[WRITTEN REQUEST]
Copy every line of the records below where the word "matplotlib" occurs.

++++ RECORD SET ++++

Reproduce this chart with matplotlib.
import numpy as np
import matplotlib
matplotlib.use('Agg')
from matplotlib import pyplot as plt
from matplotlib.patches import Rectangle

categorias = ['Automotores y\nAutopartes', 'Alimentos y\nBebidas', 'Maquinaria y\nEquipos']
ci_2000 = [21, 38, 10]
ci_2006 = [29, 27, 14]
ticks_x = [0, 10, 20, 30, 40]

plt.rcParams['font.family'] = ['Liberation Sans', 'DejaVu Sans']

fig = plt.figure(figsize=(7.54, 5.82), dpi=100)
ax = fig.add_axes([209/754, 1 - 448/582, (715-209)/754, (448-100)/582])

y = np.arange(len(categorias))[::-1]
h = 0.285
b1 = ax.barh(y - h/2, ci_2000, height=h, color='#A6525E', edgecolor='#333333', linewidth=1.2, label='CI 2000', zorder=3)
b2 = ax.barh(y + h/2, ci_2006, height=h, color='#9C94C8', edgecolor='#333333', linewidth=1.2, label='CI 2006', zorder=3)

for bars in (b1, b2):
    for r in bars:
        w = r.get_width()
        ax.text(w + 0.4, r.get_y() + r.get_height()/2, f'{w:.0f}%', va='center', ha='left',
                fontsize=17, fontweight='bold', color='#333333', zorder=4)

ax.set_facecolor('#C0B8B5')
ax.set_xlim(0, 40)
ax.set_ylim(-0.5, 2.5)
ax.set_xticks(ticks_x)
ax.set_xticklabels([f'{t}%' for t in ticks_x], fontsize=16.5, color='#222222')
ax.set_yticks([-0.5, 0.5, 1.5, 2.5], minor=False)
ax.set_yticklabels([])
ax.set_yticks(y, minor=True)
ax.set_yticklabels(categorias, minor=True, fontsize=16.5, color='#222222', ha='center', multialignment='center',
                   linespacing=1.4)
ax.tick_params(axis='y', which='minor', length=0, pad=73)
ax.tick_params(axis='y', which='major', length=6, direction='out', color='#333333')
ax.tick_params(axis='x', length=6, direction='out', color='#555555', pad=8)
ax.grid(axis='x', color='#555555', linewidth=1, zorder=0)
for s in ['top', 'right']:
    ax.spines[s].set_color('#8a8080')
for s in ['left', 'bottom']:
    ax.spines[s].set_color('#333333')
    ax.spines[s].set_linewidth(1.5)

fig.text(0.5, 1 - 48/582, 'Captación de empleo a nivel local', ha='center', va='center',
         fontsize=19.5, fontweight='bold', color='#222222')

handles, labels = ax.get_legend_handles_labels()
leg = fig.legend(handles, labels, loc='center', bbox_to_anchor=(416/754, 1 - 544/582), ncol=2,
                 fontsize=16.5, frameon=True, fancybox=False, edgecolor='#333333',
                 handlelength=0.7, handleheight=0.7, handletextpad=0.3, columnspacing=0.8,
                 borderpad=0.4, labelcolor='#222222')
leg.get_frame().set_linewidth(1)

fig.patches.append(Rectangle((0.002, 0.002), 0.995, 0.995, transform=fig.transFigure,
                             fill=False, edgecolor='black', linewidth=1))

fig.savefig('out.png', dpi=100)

++++
++++ RECORD SET ++++

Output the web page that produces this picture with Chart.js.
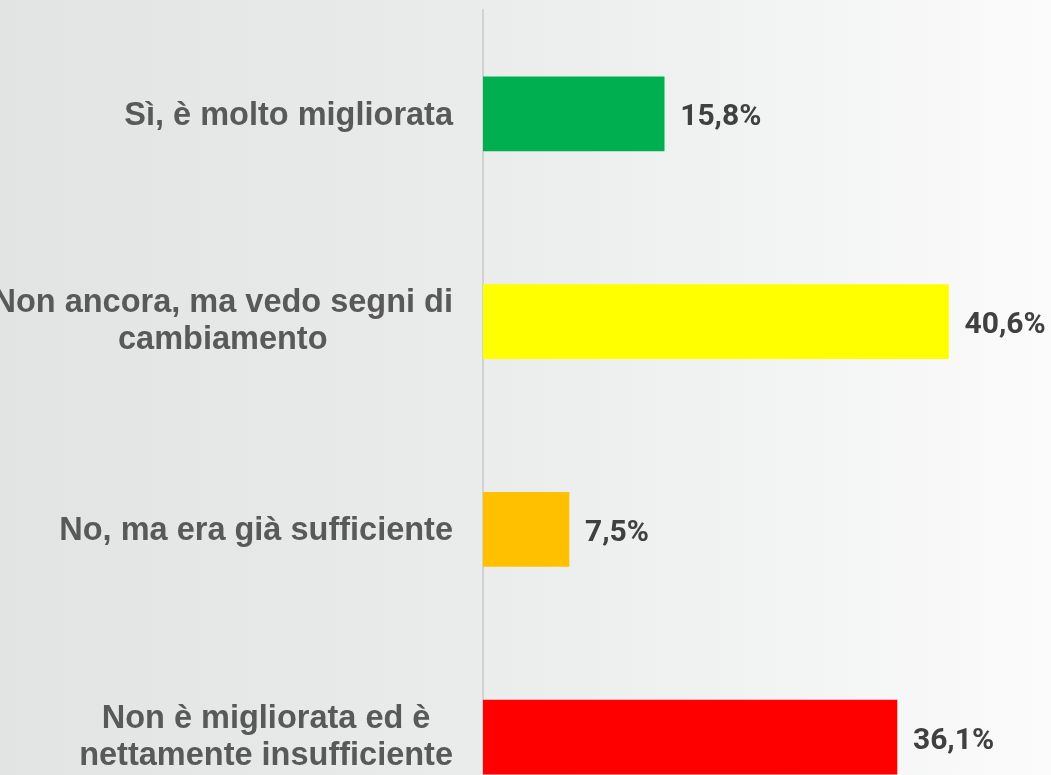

++++
++++ RECORD SET ++++

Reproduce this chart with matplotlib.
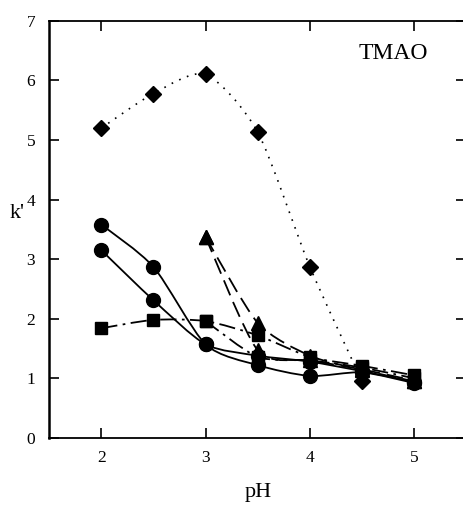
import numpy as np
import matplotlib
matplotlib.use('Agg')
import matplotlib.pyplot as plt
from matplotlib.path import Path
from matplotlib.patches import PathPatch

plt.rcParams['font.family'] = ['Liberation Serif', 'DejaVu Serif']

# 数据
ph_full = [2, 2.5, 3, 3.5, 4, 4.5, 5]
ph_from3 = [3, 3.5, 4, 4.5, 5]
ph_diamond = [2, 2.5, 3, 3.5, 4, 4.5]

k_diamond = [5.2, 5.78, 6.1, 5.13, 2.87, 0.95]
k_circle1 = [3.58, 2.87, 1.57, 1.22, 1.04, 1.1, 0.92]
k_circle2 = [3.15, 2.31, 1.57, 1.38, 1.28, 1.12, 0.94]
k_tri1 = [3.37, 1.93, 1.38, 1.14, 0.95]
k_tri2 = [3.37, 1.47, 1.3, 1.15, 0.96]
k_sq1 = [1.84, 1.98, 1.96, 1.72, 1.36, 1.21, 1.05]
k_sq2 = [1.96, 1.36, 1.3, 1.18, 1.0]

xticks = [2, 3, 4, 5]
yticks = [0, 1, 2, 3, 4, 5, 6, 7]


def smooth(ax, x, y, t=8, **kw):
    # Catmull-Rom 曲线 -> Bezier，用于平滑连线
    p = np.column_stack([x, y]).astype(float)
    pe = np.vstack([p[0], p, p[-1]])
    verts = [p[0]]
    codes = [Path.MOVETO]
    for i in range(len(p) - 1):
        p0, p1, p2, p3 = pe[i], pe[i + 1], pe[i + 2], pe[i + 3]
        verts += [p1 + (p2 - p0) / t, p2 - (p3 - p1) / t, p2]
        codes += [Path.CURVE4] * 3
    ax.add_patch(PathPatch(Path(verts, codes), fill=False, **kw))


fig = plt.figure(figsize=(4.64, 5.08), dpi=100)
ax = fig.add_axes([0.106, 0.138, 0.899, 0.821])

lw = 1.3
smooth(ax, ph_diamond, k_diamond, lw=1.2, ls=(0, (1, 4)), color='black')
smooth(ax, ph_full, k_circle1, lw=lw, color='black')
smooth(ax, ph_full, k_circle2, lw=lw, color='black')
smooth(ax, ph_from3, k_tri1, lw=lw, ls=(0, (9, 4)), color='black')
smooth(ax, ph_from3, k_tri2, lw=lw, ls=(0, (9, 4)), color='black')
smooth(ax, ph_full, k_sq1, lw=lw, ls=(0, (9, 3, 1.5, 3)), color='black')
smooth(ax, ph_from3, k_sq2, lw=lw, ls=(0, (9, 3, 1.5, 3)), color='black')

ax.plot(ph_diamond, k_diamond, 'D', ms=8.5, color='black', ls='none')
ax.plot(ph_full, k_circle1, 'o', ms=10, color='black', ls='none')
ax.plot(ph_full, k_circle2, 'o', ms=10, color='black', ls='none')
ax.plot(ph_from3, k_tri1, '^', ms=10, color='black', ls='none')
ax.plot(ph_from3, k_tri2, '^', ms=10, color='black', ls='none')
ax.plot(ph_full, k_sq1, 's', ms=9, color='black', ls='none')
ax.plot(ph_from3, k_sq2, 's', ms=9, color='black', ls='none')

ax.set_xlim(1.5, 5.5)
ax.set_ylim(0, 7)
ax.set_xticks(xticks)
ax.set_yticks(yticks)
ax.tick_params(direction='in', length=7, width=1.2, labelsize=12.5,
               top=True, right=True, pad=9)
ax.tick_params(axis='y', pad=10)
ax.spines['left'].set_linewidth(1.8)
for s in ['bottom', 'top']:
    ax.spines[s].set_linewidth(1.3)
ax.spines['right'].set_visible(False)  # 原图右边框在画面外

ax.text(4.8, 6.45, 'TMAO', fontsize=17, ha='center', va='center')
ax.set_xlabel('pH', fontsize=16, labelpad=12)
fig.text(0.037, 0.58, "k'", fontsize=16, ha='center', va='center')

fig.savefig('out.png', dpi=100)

++++

[TASK ANSWER]
Reproduce this chart with matplotlib.
import matplotlib
matplotlib.use('Agg')
from matplotlib import pyplot as plt
from matplotlib.patches import Rectangle
Reproduce this chart with matplotlib.
import matplotlib
matplotlib.use('Agg')
import matplotlib.pyplot as plt
from matplotlib.path import Path
from matplotlib.patches import PathPatch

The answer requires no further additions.